Sellers tend to focus mainly on the positive factors when talking to buyers.

Buyers, however, tend to zero in on the negatives – or what they perceive to be negative. They are averse to risk and so they will always be on the lookout for problems.

If any of the negative factors listed above exist in your business you are not alone. Almost every business has some problems and they should not stop you from successfully selling.

That these problems exist isn’t the issue, how you deal with them is.

You have several choices when it comes to the weak points of your business.

You can lower your price accordingly and show the buyer how and why you have discounted your price by lowering the multiple, you can ignore the issues and wait for the buyer to point them out, and you can fix the things that are fixable.

Or you can do a combination of all the above.

If you have old or obsolete inventory, get rid of it and take the lose. The same holds true for old accounts receivable. The buyer will not pay you any money for these things and they will only help to create a negative overall impression of the health of your business.

Other factors – such as a decline in sales in recent years or one customer accounting for much of your revenue – can’t be fixed so easily in the short term.
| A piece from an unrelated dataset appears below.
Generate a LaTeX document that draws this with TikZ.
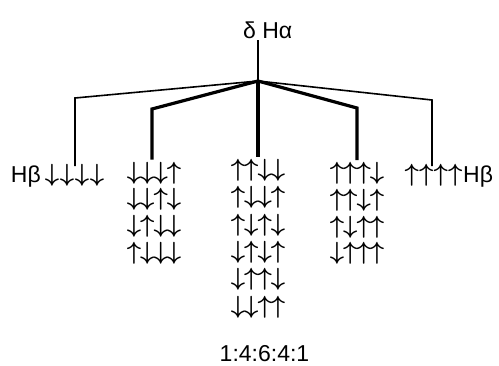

If you don’t have the option of holding on to the business for another year or two so you can improve these things than you will have to adjust the price accordingly.

Finally, there are those items that you don’t control such as the fact that there are many similar businesses on the market or you are part of a franchise that is struggling.

I would suggest that you not lower your original asking price because of these items. But be aware that the buyer will probably bring them up at some point so be prepared to deal with them.

Before lowering your price, try first to offset any of these negatives with some of the positives features of your business. Maybe there are many businesses similar to yours on the market, but if your profits have steadily increased over the last few years or if you have a favorable lease in place that is transferable, you can show the buyer how your business is worth the price you are asking.